Education Secretary Betsy DeVos derided the Obama-era policies as a handout to students at taxpayers’ expense. She shelved the changes before they were slated to take effect in June 2017, spawning lawsuits from former students and state attorneys general. In September, a federal judge denounced the move as “arbitrary and capricious” and said the rules should take effect. A month later, the same judge shot down a bid by the California Association of Private Postsecondary Schools, an industry group, to block the rules.
Now, DeVos must implement the long-delayed regulations despite her objections and a failed attempt to rewrite the rules.
“We’re glad to see the first wave of discharges is on its way, but many thousands of students are still waiting for relief,” said Julie Murray, an attorney who represented the students who sued the department. “The department must do more to implement this rule, and do it quickly. There’s no time to spare.”
By law, anyone enrolled at a school at the time it closes or who withdrew 120 days before a shutdown is entitled to have their federal loans canceled, unless they continue their studies elsewhere.

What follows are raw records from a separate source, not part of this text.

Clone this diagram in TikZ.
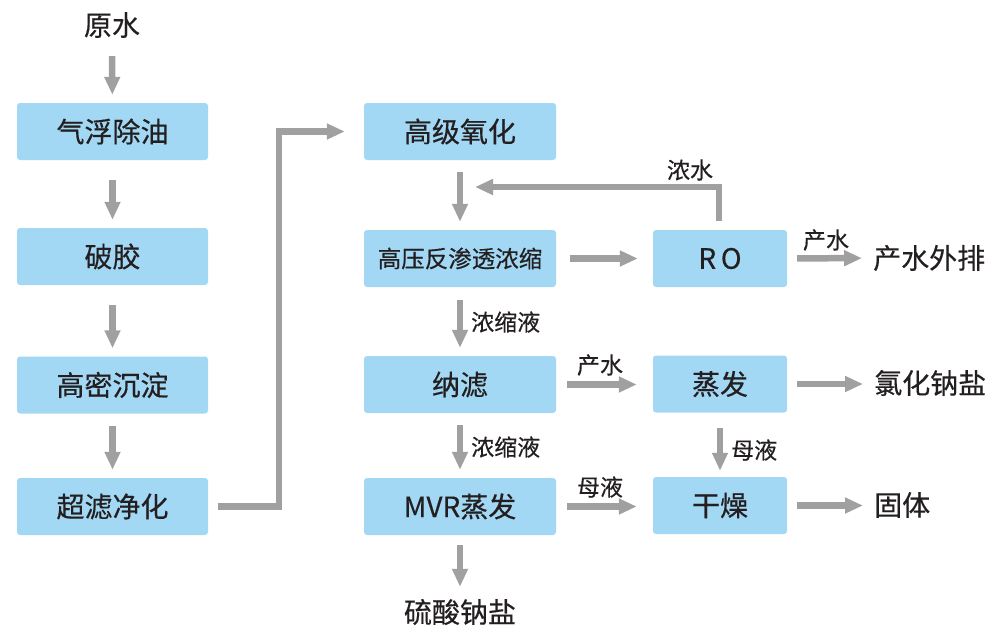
\documentclass[tikz,border=0pt]{standalone}
\usepackage{fontspec}
\setmainfont{Noto Sans CJK SC}[FakeBold=0.4]
\usetikzlibrary{arrows.meta}
\definecolor{boxblue}{HTML}{A3D8F5}
\definecolor{arrgray}{HTML}{A0A0A0}
\definecolor{txt}{HTML}{231F20}
\tikzset{
  proc/.style={fill=boxblue, rounded corners=3pt, minimum height=57pt, inner sep=0pt, text=txt, font=\fontsize{28}{30}\selectfont},
  procL/.style={proc, minimum width=191pt},
  procM/.style={proc, minimum width=192pt},
  procR/.style={proc, minimum width=134pt},
  plain/.style={text=txt, inner sep=0pt, font=\fontsize{28}{30}\selectfont},
  lab/.style={text=txt, inner sep=0pt, font=\fontsize{23}{25}\selectfont},
  arr/.style={draw=arrgray, line width=6.5pt, -{Triangle[length=18pt,width=15pt]}},
}
\begin{document}
\begin{tikzpicture}[x=1pt,y=-1pt]
\useasboundingbox (0,0) rectangle (1000,638);
% left column
\node[plain] (raw) at (112,25) {原水};
\node[procL] (q1) at (112.5,131.5) {气浮除油};
\node[procL] (q2) at (112.5,256.5) {破胶};
\node[procL] (q3) at (112.5,385) {高密沉淀};
\node[procL] (q4) at (112.5,506.5) {超滤净化};
% middle column
\node[procM] (m1) at (460,131.5) {高级氧化};
\node[procM, font=\fontsize{23.5}{25}\selectfont] (m2) at (460,258.5) {高压反渗透浓缩};
\node[procM] (m3) at (460,384.5) {纳滤};
\node[procM] (m4) at (460,506.5) {MVR蒸发};
\node[plain] (na2so4) at (460,612) {硫酸钠盐};
% right column
\node[procR] (ro) at (720,258.5) {R\,O};
\node[procR] (ev) at (720,384) {蒸发};
\node[procR] (dry) at (720,505.5) {干燥};
\node[plain, anchor=west] (out) at (873,258) {产水外排};
\node[plain, anchor=west] (nacl) at (874,383) {氯化钠盐};
\node[plain, anchor=west] (solid) at (874,505) {固体};
% coordinates
\coordinate (bend) at (279,131.5);
\coordinate (fbtop) at (719,187);
\coordinate (fbend) at (462,187);
% arrows left
\draw[arr, shorten <=18pt, shorten >=8pt] (raw) -- (q1);
\draw[arr, shorten <=20pt, shorten >=8pt] (q1) -- (q2);
\draw[arr, shorten <=20pt, shorten >=8pt] (q2) -- (q3);
\draw[arr, shorten <=12pt, shorten >=8pt] (q3) -- (q4);
\draw[arr, shorten <=10pt, shorten >=19pt] (q4.east) -| (bend) -- (m1.west);
% middle arrows
\draw[arr, shorten <=12pt, shorten >=8pt] (m1) -- (m2);
\draw[arr, shorten <=13pt, shorten >=8pt] (m2) -- (m3);
\draw[arr, shorten <=12pt, shorten >=8pt] (m3) -- (m4);
\draw[arr, shorten <=10pt, shorten >=12pt] (m4) -- (na2so4);
\node[lab, anchor=west] (l1) at (471,322) {浓缩液};
\node[lab, anchor=west] (l2) at (471,447) {浓缩液};
% horizontal
\draw[arr, shorten <=14pt, shorten >=15pt] (m2) -- (ro);
\draw[arr, shorten <=10pt, shorten >=11pt] (ro) -- (out);
\node[lab] (l3) at (826,240) {产水};
\draw[arr, shorten <=11pt, shorten >=16pt] (m3.east) -- (ev.west |- m3.east);
\node[lab] (l4) at (600,365) {产水};
\draw[arr, shorten <=10pt, shorten >=11pt] (ev.east) -- (nacl.west |- ev.east);
\draw[arr, shorten <=11pt, shorten >=16pt] (m4.east) -- (dry.west |- m4.east);
\node[lab] (l5) at (600,487) {母液};
\draw[arr, shorten <=10pt, shorten >=11pt] (dry.east) -- (solid.west |- dry.east);
\draw[arr, shorten <=15pt, shorten >=6pt] (ev) -- (dry);
\node[lab, anchor=west] (l6) at (731,450) {母液};
% feedback
\draw[arr, shorten <=9pt, shorten >=13pt] (ro.north -| fbtop) -- (fbtop) -- (fbend);
\node[lab] (l7) at (690,170) {浓水};
\end{tikzpicture}
\end{document}
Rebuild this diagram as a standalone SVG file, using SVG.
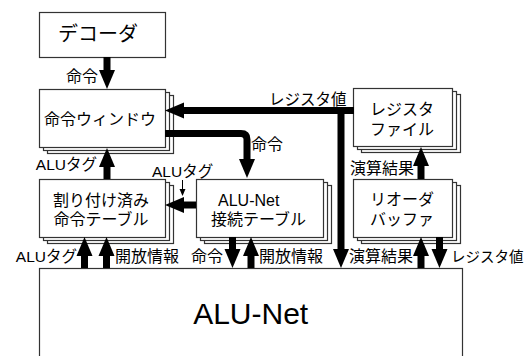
<svg xmlns="http://www.w3.org/2000/svg" width="524" height="356" viewBox="0 0 524 356">
<defs>
<marker id="ah" markerUnits="userSpaceOnUse" markerWidth="20" markerHeight="16" refX="0" refY="8" orient="auto" overflow="visible">
<path d="M0,0 L19,8 L0,16 z" fill="#000"/>
</marker>
<marker id="ahs" markerUnits="userSpaceOnUse" markerWidth="8" markerHeight="8" refX="0" refY="3" orient="auto" overflow="visible">
<path d="M0,0 L7,3 L0,6 z" fill="#000"/>
</marker>
</defs>
<style>
text{font-family:"Liberation Sans","Noto Sans CJK JP",sans-serif;fill:#000}
.box{fill:#fff;stroke:#333;stroke-width:1.2}
.bt{font-size:16px;text-anchor:middle}
.lb{font-size:16px}
.la{font-size:15.5px}
.c{fill:none;stroke:#000;stroke-width:7}
.ca{fill:none;stroke:#000;stroke-width:7;marker-end:url(#ah)}
</style>
<rect width="524" height="356" fill="#fff"/>

<g id="decoder">
<rect class="box" x="39.5" y="12.5" width="126" height="45"/>
<text x="98" y="41" style="font-size:20px;text-anchor:middle">デコーダ</text>
</g>

<g id="cmdwindow">
<rect class="box" x="47.5" y="95.5" width="126" height="58"/>
<rect class="box" x="43.5" y="92.5" width="126" height="58"/>
<rect class="box" x="39.5" y="89.5" width="126" height="58"/>
<text class="bt" x="100" y="124.5">命令ウィンドウ</text>
</g>

<g id="regfile">
<rect class="box" x="361.5" y="94.5" width="99" height="58"/>
<rect class="box" x="357.5" y="91.5" width="99" height="58"/>
<rect class="box" x="353.5" y="88.5" width="99" height="58"/>
<text class="bt" x="402" y="114.5">レジスタ</text>
<text class="bt" x="402" y="134.5">ファイル</text>
</g>

<g id="alloctable">
<rect class="box" x="47.5" y="185.5" width="126" height="58"/>
<rect class="box" x="43.5" y="182.5" width="126" height="58"/>
<rect class="box" x="39.5" y="179.5" width="126" height="58"/>
<text class="bt" x="101" y="205.5">割り付け済み</text>
<text class="bt" x="101" y="224.5">命令テーブル</text>
</g>

<g id="alunettable">
<rect class="box" x="204.5" y="185.5" width="127" height="58"/>
<rect class="box" x="200.5" y="182.5" width="127" height="58"/>
<rect class="box" x="196.5" y="179.5" width="127" height="58"/>
<text x="218" y="205.5" style="font-size:16px">ALU-Net</text>
<text class="bt" x="258.5" y="224.5">接続テーブル</text>
</g>

<g id="reorder">
<rect class="box" x="361.5" y="185.5" width="99" height="58"/>
<rect class="box" x="357.5" y="182.5" width="99" height="58"/>
<rect class="box" x="353.5" y="179.5" width="99" height="58"/>
<text class="bt" x="402" y="204.5">リオーダ</text>
<text class="bt" x="402" y="224.5">バッファ</text>
</g>

<g id="alunet">
<rect class="box" x="39.5" y="268.5" width="423" height="100"/>
<text x="250.7" y="323.5" style="font-size:30px;text-anchor:middle">ALU-Net</text>
</g>

<g id="connectors">
<line class="ca" x1="107" y1="57" x2="107" y2="70"/>
<path class="ca" d="M354,110.5 H184"/>
<path class="ca" d="M341,107 V249"/>
<path class="ca" d="M165,133.5 H241 Q247,133.5 247,139.5 V159" stroke-linejoin="round"/>
<line class="ca" x1="107" y1="179" x2="107" y2="167"/>
<line class="ca" x1="196" y1="205" x2="184" y2="205"/>
<line x1="182.5" y1="180" x2="182.5" y2="189" stroke="#000" stroke-width="1" marker-end="url(#ahs)"/>
<line class="ca" x1="84.5" y1="268" x2="84.5" y2="256"/>
<line class="ca" x1="106.5" y1="268" x2="106.5" y2="256"/>
<line class="ca" x1="232.5" y1="237" x2="232.5" y2="249"/>
<line class="ca" x1="251" y1="268" x2="251" y2="256"/>
<line class="ca" x1="421" y1="179" x2="421" y2="166"/>
<line class="ca" x1="421" y1="268" x2="421" y2="256"/>
<line class="ca" x1="439.5" y1="237" x2="439.5" y2="249"/>
</g>

<g id="labels">
<text class="lb" x="98" y="81.5" text-anchor="end">命令</text>
<text class="la" x="269" y="105">レジスタ値</text>
<text class="lb" x="251" y="149.5">命令</text>
<text class="la" x="97" y="169.5" text-anchor="end">ALUタグ</text>
<text class="la" x="152" y="176.5">ALUタグ</text>
<text class="lb" x="350" y="174">演算結果</text>
<text class="la" x="77" y="262" text-anchor="end">ALUタグ</text>
<text class="lb" x="115" y="262">開放情報</text>
<text class="lb" x="223" y="262" text-anchor="end">命令</text>
<text class="lb" x="259" y="262">開放情報</text>
<text class="lb" x="349" y="262">演算結果</text>
<text class="lb" x="451" y="262" style="font-size:14.5px">レジスタ値</text>
</g>
</svg>
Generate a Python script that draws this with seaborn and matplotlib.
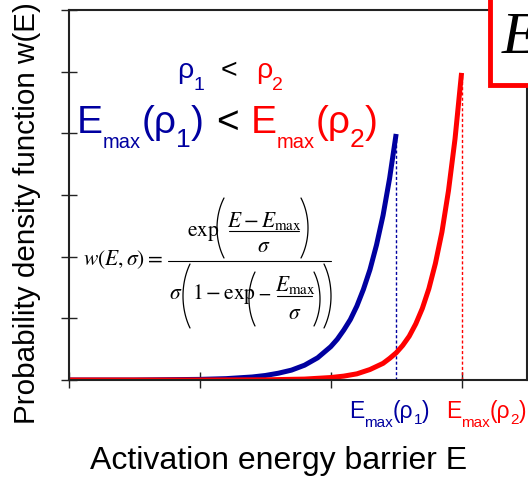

Granting automatic closed-school discharges is the first of many steps the Education Department must take to adhere to the court ruling. The crux of the regulatory overhaul centers on another path to debt forgiveness known as a borrower defense to repayment. Students can apply to have their federal loans discharged if they can prove a school used illegal or deceptive tactics in violation of state law to persuade them to borrow money for college.
The Obama administration tried to simplify the process for students and shift more of the cost of discharging loans onto schools, much to the chagrin of for-profit colleges that said they were being unfairly targeted.
While the regulation languished, DeVos published a proposed stringent replacement this summer that placed the onus on students to prove schools knowingly deceived them. But the Education Department missed a key deadline last month for the latest rules to take effect next summer.